Source: Gordon Johnson from GLJ Research
Mr. Johnson warns us – demand today is quite meager on all fronts, as evidenced by the company’s own preliminary statistics and official government sources:
GLJ Research’s analysts give 5 reasons to believe TSLA is artificially boosting its revenue numbers:
- Revenues up 56% (YoY) amid expenses up only 2% (YoY);
- CAPEX is flat (YoY) when construction of Berlin and Austin is done, which seems impossible. TSLA may be capitalizing more expenses than it should on the balance sheet, thus possibly overstating margins;
- TSLA’s SG&A is still running at $1B/qtr, roughly the same as two years ago, despite selling 2x as many cars;
- Gross margins staying up with 2 new factories open, making just a fraction of their vehicle capacity;
- Inventory is up 98% (YoY) while sales up 56%. Inventory should keep pace with sales, not outpace it – unless you capitalize raw materials for inventory which you can’t move and don’t impair so as not to take a profit hit.
All this looks strange, but it looks even stranger that no one can clearly refute these arguments that support TSLA’s balance sheet fraud. If you can – I am really interested, please share your take in the comments.

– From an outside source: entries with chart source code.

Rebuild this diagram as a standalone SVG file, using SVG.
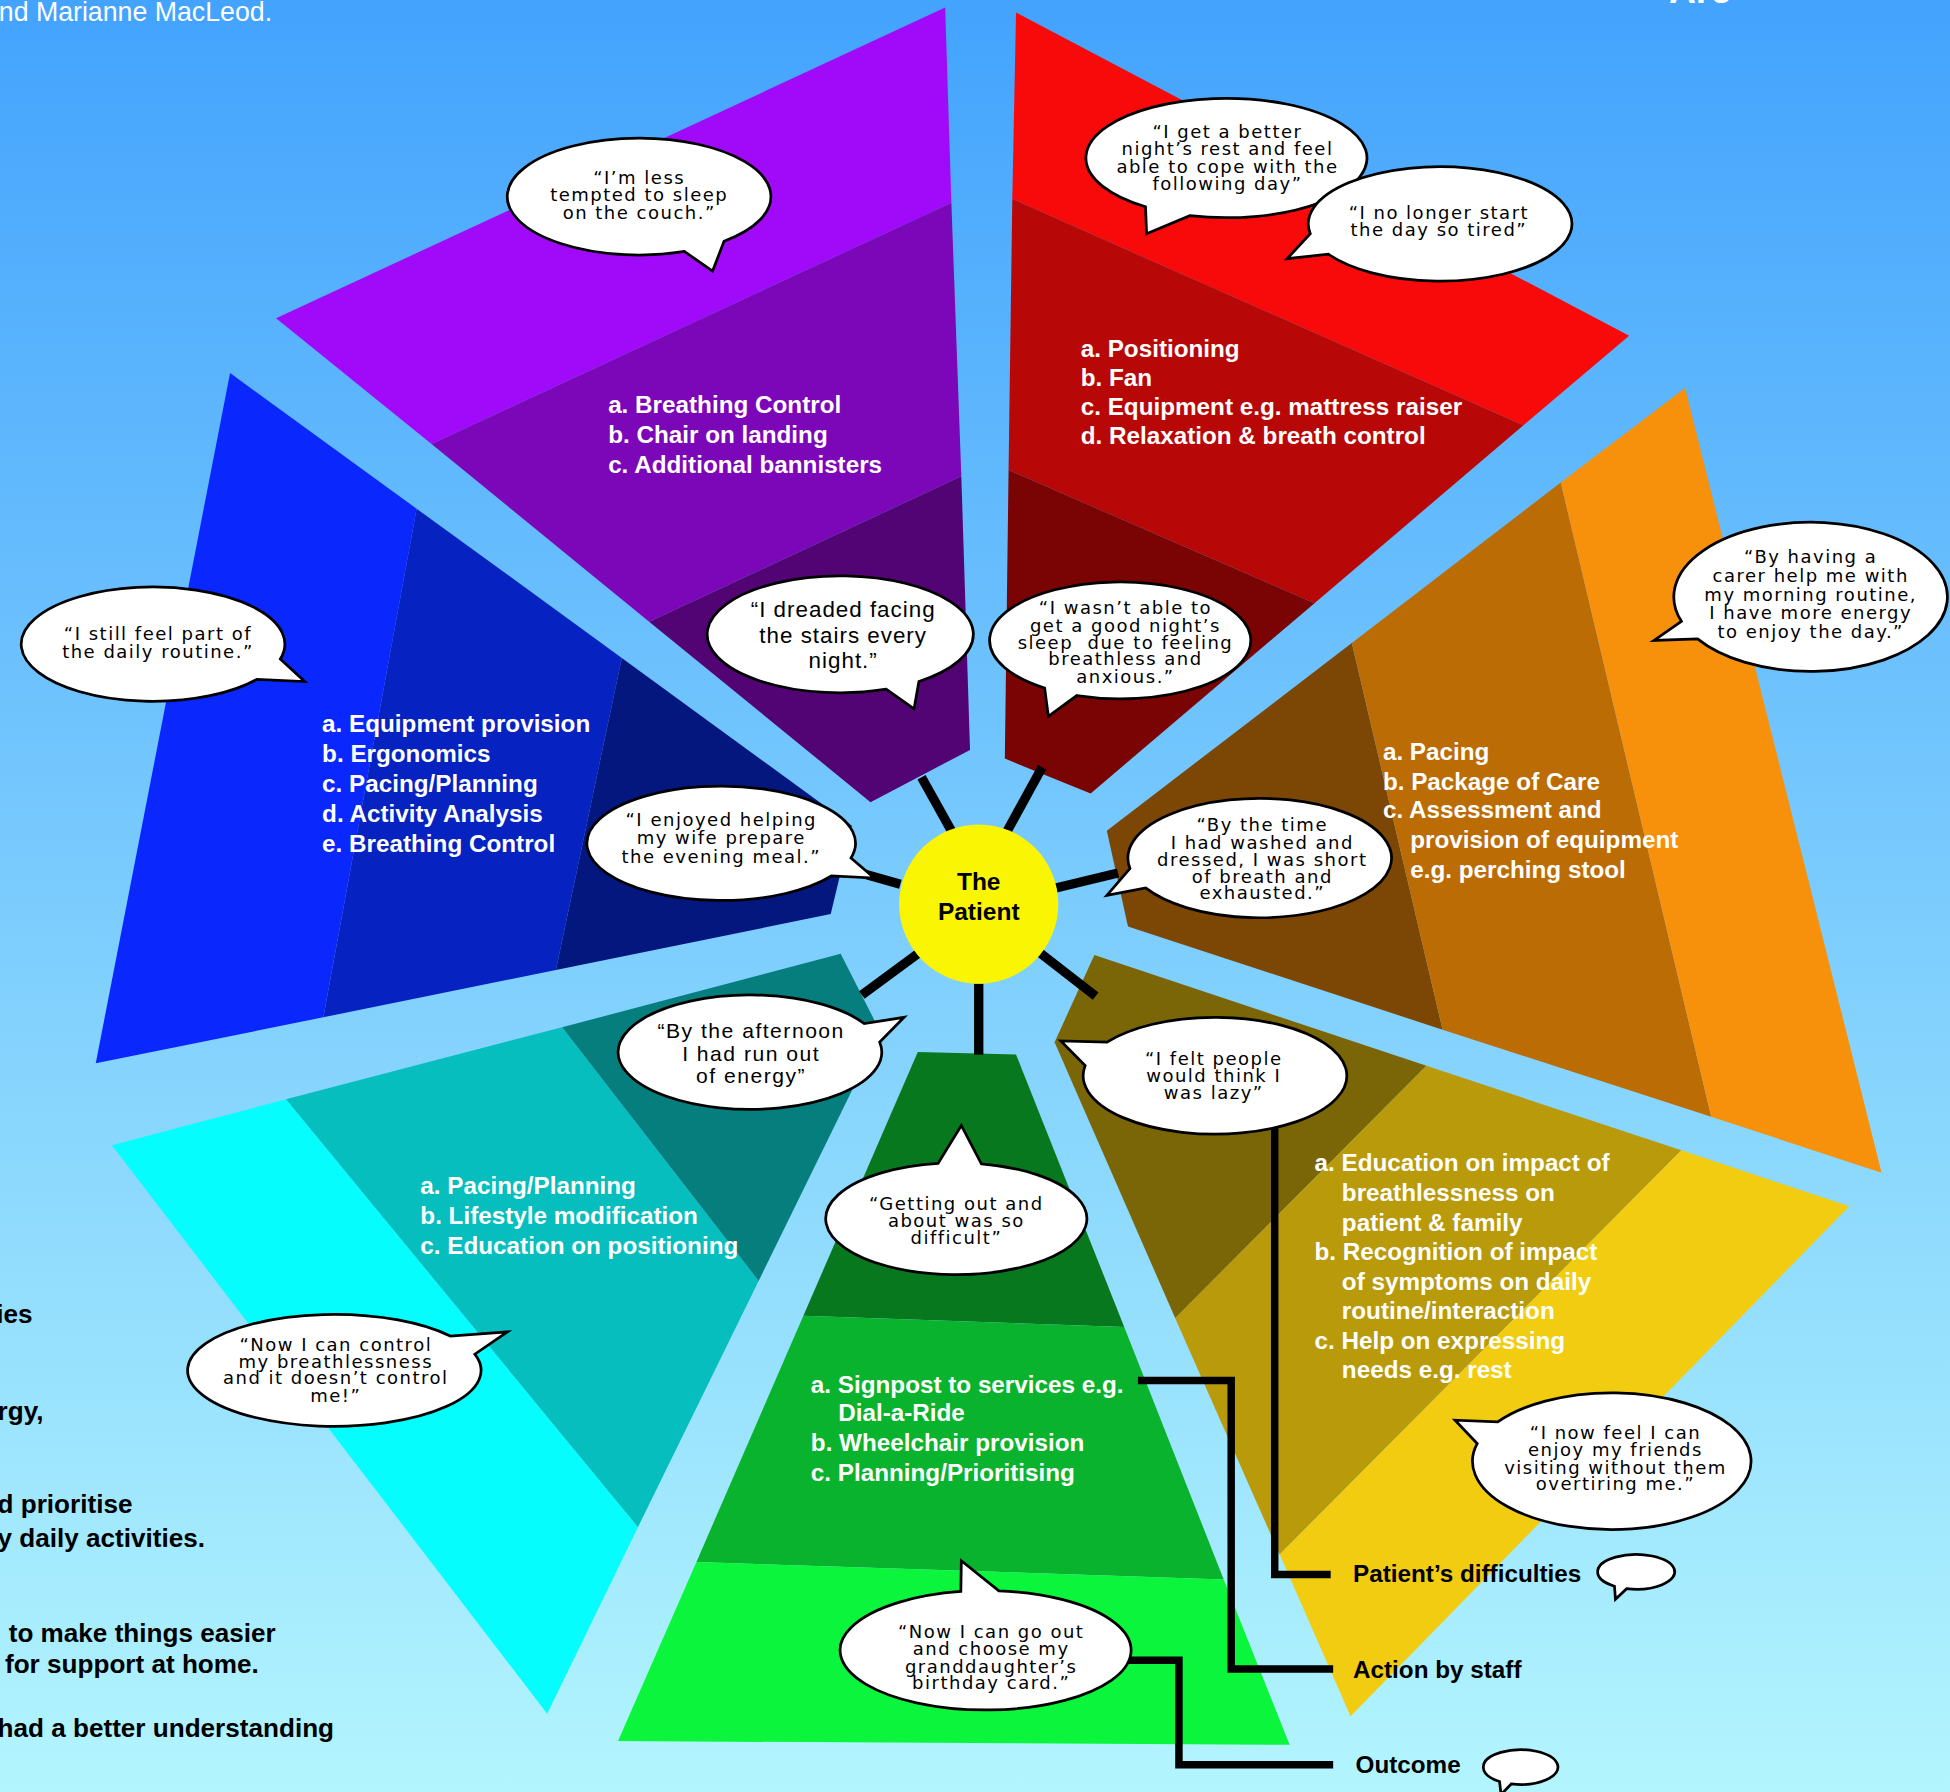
<svg xmlns="http://www.w3.org/2000/svg" width="1950" height="1792" viewBox="0 0 1950 1792">
<defs>
<linearGradient id="bg" x1="0" y1="0" x2="0" y2="1">
<stop offset="0" stop-color="#43a3fd"/>
<stop offset="1" stop-color="#b3f5fe"/>
</linearGradient>
<style>
.lst{font-family:"Liberation Sans",Arial,sans-serif;font-weight:bold;font-size:19.5px;fill:#fff}
.q{font-family:"DejaVu Sans",Verdana,sans-serif;font-size:14.5px;letter-spacing:1.2px;fill:#000;text-anchor:middle}
.qa{font-family:"Liberation Sans",Arial,sans-serif;fill:#000;text-anchor:middle}
.bub{fill:#fff;stroke:#000;stroke-width:2.2;stroke-linejoin:miter}
.blk{font-family:"Liberation Sans",Arial,sans-serif;font-weight:bold;fill:#000}
.wht{font-family:"Liberation Sans",Arial,sans-serif;fill:#fff}
.spoke{stroke:#000;stroke-width:7.5;fill:none}
.conn{stroke:#000;stroke-width:6;fill:none;stroke-linejoin:miter}
</style>
</defs>
<rect width="1950" height="1792" fill="url(#bg)"/>
<g transform="scale(1.24362)">

<g id="page-text">
<text class="wht" x="-1" y="17" font-size="21.5">nd Marianne MacLeod.</text>
<text class="wht" x="1342" y="2" font-size="30" font-weight="bold">Are</text>
<text class="blk" font-size="21">
<tspan x="-3" y="1064">ies</tspan>
<tspan x="-2" y="1142">rgy,</tspan>
<tspan x="-2" y="1217">d prioritise</tspan>
<tspan x="-2" y="1244">y daily activities.</tspan>
<tspan x="7" y="1320">to make things easier</tspan>
<tspan x="4" y="1345">for support at home.</tspan>
<tspan x="-2" y="1397">had a better understanding</tspan>
</text>
</g>

<g id="seg-purple">
<polygon points="760,6 222,256 347,357 765,163" fill="#a10af8"/>
<polygon points="765,163 347,357 522,500 773,383" fill="#7c07b8"/>
<polygon points="773,383 522,500 700,645 780,603" fill="#520474"/>
<text class="lst"><tspan x="489" y="332">a. Breathing Control</tspan><tspan x="489" y="356">b. Chair on landing</tspan><tspan x="489" y="380">c. Additional bannisters</tspan></text>
</g>

<g id="seg-red">
<polygon points="817,10 1310,270 1225,342 814,160" fill="#f80a0a"/>
<polygon points="814,160 1225,342 1057,485 811,378" fill="#b80707"/>
<polygon points="811,378 1057,485 877,638 808,610" fill="#7a0303"/>
<text class="lst"><tspan x="869" y="287">a. Positioning</tspan><tspan x="869" y="310">b. Fan</tspan><tspan x="869" y="334">c. Equipment e.g. mattress raiser</tspan><tspan x="869" y="357">d. Relaxation &amp; breath control</tspan></text>
</g>

<g id="seg-orange">
<polygon points="890,668 1087,517 1160,828 907,745" fill="#7c4704"/>
<polygon points="1087,517 1255,388 1376,898 1160,828" fill="#bb6c05"/>
<polygon points="1255,388 1355,312 1513,943 1376,898" fill="#f7900b"/>
<text class="lst"><tspan x="1112" y="611">a. Pacing</tspan><tspan x="1112" y="635">b. Package of Care</tspan><tspan x="1112" y="658">c. Assessment and</tspan><tspan x="1134" y="682">provision of equipment</tspan><tspan x="1134" y="706">e.g. perching stool</tspan></text>
</g>

<g id="seg-gold">
<polygon points="880,768 1147,857 945,1060 848,838" fill="#7b6607"/>
<polygon points="1147,857 1352,925 1029,1250 945,1060" fill="#b99a0b"/>
<polygon points="1352,925 1487,970 1086,1380 1029,1250" fill="#f2cc10"/>
<text class="lst"><tspan x="1057" y="942">a. Education on impact of</tspan><tspan x="1079" y="966">breathlessness on</tspan><tspan x="1079" y="990">patient &amp; family</tspan><tspan x="1057" y="1013">b. Recognition of impact</tspan><tspan x="1079" y="1037">of symptoms on daily</tspan><tspan x="1079" y="1061">routine/interaction</tspan><tspan x="1057" y="1085">c. Help on expressing</tspan><tspan x="1079" y="1108">needs e.g. rest</tspan></text>
</g>

<g id="seg-green">
<polygon points="738,846 817,848 904,1067 646,1058" fill="#08781e"/>
<polygon points="646,1058 904,1067 984,1270 560,1256" fill="#0ab32d"/>
<polygon points="560,1256 984,1270 1037,1403 497,1400" fill="#0af53b"/>
<text class="lst"><tspan x="652" y="1120">a. Signpost to services e.g.</tspan><tspan x="674" y="1143">Dial-a-Ride</tspan><tspan x="652" y="1167">b. Wheelchair provision</tspan><tspan x="652" y="1191">c. Planning/Prioritising</tspan></text>
</g>

<g id="seg-cyan">
<polygon points="90,921 230,884 513,1228 440,1378" fill="#05fdfd"/>
<polygon points="230,884 452,826 610,1030 513,1228" fill="#06bebe"/>
<polygon points="452,826 676,767 708,830 610,1030" fill="#067e7e"/>
<text class="lst"><tspan x="338" y="960">a. Pacing/Planning</tspan><tspan x="338" y="984">b. Lifestyle modification</tspan><tspan x="338" y="1008">c. Education on positioning</tspan></text>
</g>

<g id="seg-blue">
<polygon points="185,300 335,409 260,818 77,855" fill="#0a28fe"/>
<polygon points="335,409 500,529 447,780 260,818" fill="#0622c1"/>
<polygon points="500,529 685,664 668,735 447,780" fill="#03177f"/>
<text class="lst"><tspan x="259" y="589">a. Equipment provision</tspan><tspan x="259" y="613">b. Ergonomics</tspan><tspan x="259" y="637">c. Pacing/Planning</tspan><tspan x="259" y="661">d. Activity Analysis</tspan><tspan x="259" y="685">e. Breathing Control</tspan></text>
</g>

<g id="connectors">
<line class="spoke" x1="765" y1="668" x2="741" y2="625"/>
<line class="spoke" x1="810" y1="668" x2="838" y2="617"/>
<line class="spoke" x1="849" y1="714" x2="899" y2="702"/>
<line class="spoke" x1="836" y1="766" x2="881" y2="801"/>
<line class="spoke" x1="787" y1="791" x2="787" y2="848"/>
<line class="spoke" x1="738" y1="767" x2="693" y2="800"/>
<line class="spoke" x1="724" y1="711" x2="685" y2="700"/>
<path class="conn" d="M1025,905 V1266 H1070"/>
<path class="conn" d="M915,1110 H990 V1342 H1072"/>
<path class="conn" d="M905,1335 H948 V1419 H1072"/>
</g>

<g id="patient">
<circle cx="787" cy="727" r="64" fill="#f9f503"/>
<text class="blk" font-size="19.7" text-anchor="middle"><tspan x="787" y="716">The</tspan><tspan x="787" y="740">Patient</tspan></text>
</g>

<g id="q-couch">
<path class="bub" d="M550.3,202.2 A106,47 0 1 1 582.2,194 L573,218 Z"/>
<text class="q"><tspan x="514" y="148">“I’m less</tspan><tspan x="514" y="162">tempted to sleep</tspan><tspan x="514" y="176">on the couch.”</tspan></text>
</g>

<g id="q-better-night">
<path class="bub" d="M921.1,166.3 A113,48 0 1 1 956.7,173.4 L922,188 Z"/>
<text class="q"><tspan x="987" y="111">“I get a better</tspan><tspan x="987" y="125">night’s rest and feel</tspan><tspan x="987" y="139">able to cope with the</tspan><tspan x="987" y="153">following day”</tspan></text>
</g>

<g id="q-tired">
<path class="bub" d="M1053.6,188 A106,46 0 1 1 1068.1,204.4 L1035,208 Z"/>
<text class="q"><tspan x="1157" y="176">“I no longer start</tspan><tspan x="1157" y="190">the day so tired”</tspan></text>
</g>

<g id="q-routine">
<path class="bub" d="M206.5,546.3 A106,46 0 1 1 225.4,529.9 L245,548 Z"/>
<text class="q" font-size="13.6" letter-spacing="1.3"><tspan x="127" y="515">“I still feel part of</tspan><tspan x="127" y="529">the daily routine.”</tspan></text>
</g>

<g id="q-stairs">
<path class="bub" d="M712.6,554.2 A107,47 0 1 1 738.9,548 L735,570 Z"/>
<text class="qa" font-size="18" letter-spacing="0.8"><tspan x="678" y="496">“I dreaded facing</tspan><tspan x="678" y="517">the stairs every</tspan><tspan x="678" y="537">night.”</tspan></text>
</g>

<g id="q-sleep">
<path class="bub" d="M840,553.3 A105,47 0 1 1 865.9,559.3 L843,576 Z"/>
<text class="q" font-size="13.6" letter-spacing="1.2" style="white-space:pre"><tspan x="905" y="494">“I wasn’t able to</tspan><tspan x="905" y="508">get a good night’s</tspan><tspan x="905" y="522">sleep  due to feeling</tspan><tspan x="905" y="535">breathless and</tspan><tspan x="905" y="549">anxious.”</tspan></text>
</g>

<g id="q-carer">
<path class="bub" d="M1352,499.6 A110,60 0 1 1 1365,513.7 L1330,515 Z"/>
<text class="q"><tspan x="1456" y="453">“By having a</tspan><tspan x="1456" y="468">carer help me with</tspan><tspan x="1456" y="483">my morning routine,</tspan><tspan x="1456" y="498">I have more energy</tspan><tspan x="1456" y="513">to enjoy the day.”</tspan></text>
</g>

<g id="q-meal">
<path class="bub" d="M668.5,704.4 A108,46 0 1 1 684.3,689.9 L703,706 Z"/>
<text class="q"><tspan x="580" y="664">“I enjoyed helping</tspan><tspan x="580" y="679">my wife prepare</tspan><tspan x="580" y="694">the evening meal.”</tspan></text>
</g>

<g id="q-washed">
<path class="bub" d="M908.6,698.4 A106,48 0 1 1 921.2,714 L890,720 Z"/>
<text class="q"><tspan x="1015" y="668">“By the time</tspan><tspan x="1015" y="683">I had washed and</tspan><tspan x="1015" y="696">dressed, I was short</tspan><tspan x="1015" y="710">of breath and</tspan><tspan x="1015" y="723">exhausted.”</tspan></text>
</g>

<g id="q-afternoon">
<path class="bub" d="M707.4,838 A106,46 0 1 1 694.8,823 L727,818 Z"/>
<text class="qa" font-size="17" letter-spacing="1.2"><tspan x="604" y="835">“By the afternoon</tspan><tspan x="604" y="853">I had run out</tspan><tspan x="604" y="871">of energy”</tspan></text>
</g>

<g id="q-lazy">
<path class="bub" d="M890.2,838 A106,47 0 1 1 872.6,856.8 L853,837 Z"/>
<text class="q"><tspan x="976" y="856">“I felt people</tspan><tspan x="976" y="870">would think I</tspan><tspan x="976" y="884">was lazy”</tspan></text>
</g>

<g id="q-getting-out">
<path class="bub" d="M789.1,935.8 A105,45 0 1 1 754.4,935.4 L773,905 Z"/>
<text class="q"><tspan x="769" y="973">“Getting out and</tspan><tspan x="769" y="987">about was so</tspan><tspan x="769" y="1000">difficult”</tspan></text>
</g>

<g id="q-control">
<path class="bub" d="M381.8,1088.9 A118,45 0 1 1 362,1074.3 L408,1071 Z"/>
<text class="q"><tspan x="270" y="1086">“Now I can control</tspan><tspan x="270" y="1100">my breathlessness</tspan><tspan x="270" y="1113">and it doesn’t control</tspan><tspan x="270" y="1127">me!”</tspan></text>
</g>

<g id="q-friends">
<path class="bub" d="M1204.3,1143.4 A112,55 0 1 1 1187.8,1160.8 L1170,1142 Z"/>
<text class="q"><tspan x="1299" y="1157">“I now feel I can</tspan><tspan x="1299" y="1171">enjoy my friends</tspan><tspan x="1299" y="1185">visiting without them</tspan><tspan x="1299" y="1198">overtiring me.”</tspan></text>
</g>

<g id="q-card">
<path class="bub" d="M803.2,1279.2 A117,48 0 1 1 772.6,1279.7 L773,1255 Z"/>
<text class="q" font-size="15" letter-spacing="1.3"><tspan x="797" y="1317">“Now I can go out</tspan><tspan x="797" y="1331">and choose my</tspan><tspan x="797" y="1345">granddaughter’s</tspan><tspan x="797" y="1358">birthday card.”</tspan></text>
</g>

<g id="legend">
<text class="blk" font-size="19.5"><tspan x="1088" y="1272">Patient’s difficulties</tspan><tspan x="1088" y="1349">Action by staff</tspan><tspan x="1090" y="1426">Outcome</tspan></text>
<path class="bub" d="M1298.2,1275.5 A31,14 0 1 1 1308,1277.5 L1299,1286 Z"/>
<path class="bub" d="M1205.8,1432.5 A30,14 0 1 1 1215.2,1434.5 L1207,1443 Z"/>
</g>

</g>
</svg>
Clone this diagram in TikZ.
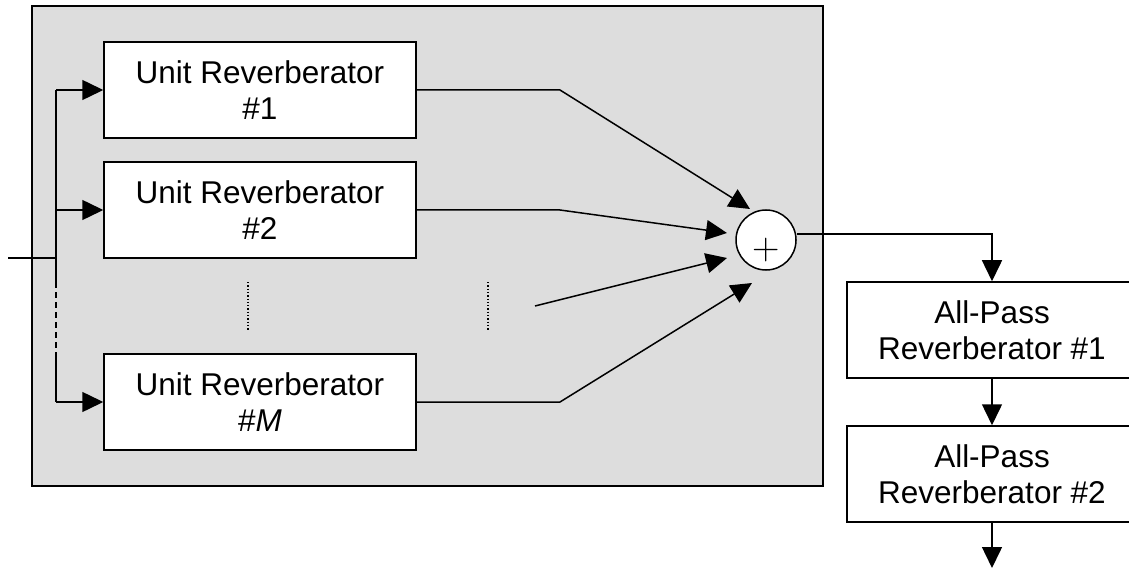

In this article, I took a closer look at the banks’ recent analysis and reaction to Tesla’s latest quarterly report. After reading and analyzing everything I had on hands, and also examining the banks’ methods of calculating their price targets, I conclude that JPM has come closest to the truth with a reasonable estimate of the multiple and margin contractions over the next 5 years.
Yes, JPM’s history of “sell” ratings looks depressing – but what if they are right this time? What if Tesla is actually fudging its books to inflate margins and boost net income above consensus?
The risks to the company are increasing, and while I do not think Tesla is going to repeat Enron’s story, I understand those who think Tesla is an overvalued company. However, it is far from the only company in the market, nor is it the most overvalued. Given the support from retail investors, and assuming that the company’s operational growth continues (if it is a reality), I believe that long-term investors need to hedge against growing risks anyway. Methods can vary – selling puts, pair trading ideas like the one I wrote about earlier, tactical positioning, etc. Waiting and watching as the price is exposed to the consequences of multiple contractions – which are logical today – does not look optimal, in my view.
This time, I rate Tesla stock as Hold.